▸ What the task requires: Up to and including the line that contains "(6,704) |- (996,9);", write out each line of the material from its first line, exactly.

▸ Data extract:
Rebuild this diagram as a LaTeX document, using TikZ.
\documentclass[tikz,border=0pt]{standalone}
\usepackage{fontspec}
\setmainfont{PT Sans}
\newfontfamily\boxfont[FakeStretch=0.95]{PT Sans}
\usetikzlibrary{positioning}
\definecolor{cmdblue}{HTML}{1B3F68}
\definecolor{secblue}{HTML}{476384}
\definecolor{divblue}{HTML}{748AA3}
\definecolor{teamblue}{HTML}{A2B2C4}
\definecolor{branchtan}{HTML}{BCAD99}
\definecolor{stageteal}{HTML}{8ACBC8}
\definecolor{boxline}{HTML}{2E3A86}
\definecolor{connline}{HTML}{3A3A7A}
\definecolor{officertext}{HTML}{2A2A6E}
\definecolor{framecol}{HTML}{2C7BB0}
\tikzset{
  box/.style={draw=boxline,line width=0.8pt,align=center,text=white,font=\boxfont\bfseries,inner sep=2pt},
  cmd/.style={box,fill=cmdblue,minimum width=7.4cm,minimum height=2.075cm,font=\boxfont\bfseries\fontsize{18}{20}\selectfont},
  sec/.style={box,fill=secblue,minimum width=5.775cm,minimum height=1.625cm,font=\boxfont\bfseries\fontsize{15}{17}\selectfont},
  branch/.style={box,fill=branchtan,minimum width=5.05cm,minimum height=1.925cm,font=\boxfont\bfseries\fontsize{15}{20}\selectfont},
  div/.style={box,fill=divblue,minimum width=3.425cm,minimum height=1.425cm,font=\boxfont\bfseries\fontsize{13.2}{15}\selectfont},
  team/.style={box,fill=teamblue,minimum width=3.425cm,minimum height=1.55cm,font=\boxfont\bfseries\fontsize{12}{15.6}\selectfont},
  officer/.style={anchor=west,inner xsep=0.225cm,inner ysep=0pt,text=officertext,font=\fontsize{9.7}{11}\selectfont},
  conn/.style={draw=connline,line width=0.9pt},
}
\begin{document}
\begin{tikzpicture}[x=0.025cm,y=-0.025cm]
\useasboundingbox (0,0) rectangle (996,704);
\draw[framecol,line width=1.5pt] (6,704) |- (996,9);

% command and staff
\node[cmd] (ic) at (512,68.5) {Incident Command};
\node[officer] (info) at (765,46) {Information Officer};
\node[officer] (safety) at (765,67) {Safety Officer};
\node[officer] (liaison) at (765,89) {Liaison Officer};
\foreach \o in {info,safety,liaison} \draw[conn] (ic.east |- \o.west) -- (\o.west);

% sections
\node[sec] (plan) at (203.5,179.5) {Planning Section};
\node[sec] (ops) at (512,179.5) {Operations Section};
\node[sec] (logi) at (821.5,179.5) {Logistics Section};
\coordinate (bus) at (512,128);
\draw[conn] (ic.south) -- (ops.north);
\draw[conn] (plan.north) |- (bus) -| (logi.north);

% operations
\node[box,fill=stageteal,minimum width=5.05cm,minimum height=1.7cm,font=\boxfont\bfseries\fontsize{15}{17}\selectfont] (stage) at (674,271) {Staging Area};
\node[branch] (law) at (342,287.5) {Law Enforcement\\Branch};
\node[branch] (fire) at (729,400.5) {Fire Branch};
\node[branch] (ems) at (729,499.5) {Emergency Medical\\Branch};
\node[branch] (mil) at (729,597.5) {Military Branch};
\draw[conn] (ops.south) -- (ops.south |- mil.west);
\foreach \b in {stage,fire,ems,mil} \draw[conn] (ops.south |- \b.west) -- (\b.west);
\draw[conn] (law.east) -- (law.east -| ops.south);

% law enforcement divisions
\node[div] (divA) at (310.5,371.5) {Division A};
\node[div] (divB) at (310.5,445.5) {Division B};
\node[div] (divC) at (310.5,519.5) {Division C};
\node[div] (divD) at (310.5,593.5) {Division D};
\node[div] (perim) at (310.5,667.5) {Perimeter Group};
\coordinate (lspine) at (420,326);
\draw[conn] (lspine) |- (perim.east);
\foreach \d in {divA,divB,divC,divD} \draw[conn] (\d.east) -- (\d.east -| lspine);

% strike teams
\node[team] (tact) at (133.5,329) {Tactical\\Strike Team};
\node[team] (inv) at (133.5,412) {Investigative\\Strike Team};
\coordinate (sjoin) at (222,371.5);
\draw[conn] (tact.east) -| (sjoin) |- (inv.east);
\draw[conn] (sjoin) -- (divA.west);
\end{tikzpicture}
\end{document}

▸ Output of the exercise:
Rebuild this diagram as a LaTeX document, using TikZ.
\documentclass[tikz,border=0pt]{standalone}
\usepackage{fontspec}
\setmainfont{PT Sans}
\newfontfamily\boxfont[FakeStretch=0.95]{PT Sans}
\usetikzlibrary{positioning}
\definecolor{cmdblue}{HTML}{1B3F68}
\definecolor{secblue}{HTML}{476384}
\definecolor{divblue}{HTML}{748AA3}
\definecolor{teamblue}{HTML}{A2B2C4}
\definecolor{branchtan}{HTML}{BCAD99}
\definecolor{stageteal}{HTML}{8ACBC8}
\definecolor{boxline}{HTML}{2E3A86}
\definecolor{connline}{HTML}{3A3A7A}
\definecolor{officertext}{HTML}{2A2A6E}
\definecolor{framecol}{HTML}{2C7BB0}
\tikzset{
  box/.style={draw=boxline,line width=0.8pt,align=center,text=white,font=\boxfont\bfseries,inner sep=2pt},
  cmd/.style={box,fill=cmdblue,minimum width=7.4cm,minimum height=2.075cm,font=\boxfont\bfseries\fontsize{18}{20}\selectfont},
  sec/.style={box,fill=secblue,minimum width=5.775cm,minimum height=1.625cm,font=\boxfont\bfseries\fontsize{15}{17}\selectfont},
  branch/.style={box,fill=branchtan,minimum width=5.05cm,minimum height=1.925cm,font=\boxfont\bfseries\fontsize{15}{20}\selectfont},
  div/.style={box,fill=divblue,minimum width=3.425cm,minimum height=1.425cm,font=\boxfont\bfseries\fontsize{13.2}{15}\selectfont},
  team/.style={box,fill=teamblue,minimum width=3.425cm,minimum height=1.55cm,font=\boxfont\bfseries\fontsize{12}{15.6}\selectfont},
  officer/.style={anchor=west,inner xsep=0.225cm,inner ysep=0pt,text=officertext,font=\fontsize{9.7}{11}\selectfont},
  conn/.style={draw=connline,line width=0.9pt},
}
\begin{document}
\begin{tikzpicture}[x=0.025cm,y=-0.025cm]
\useasboundingbox (0,0) rectangle (996,704);
\draw[framecol,line width=1.5pt] (6,704) |- (996,9);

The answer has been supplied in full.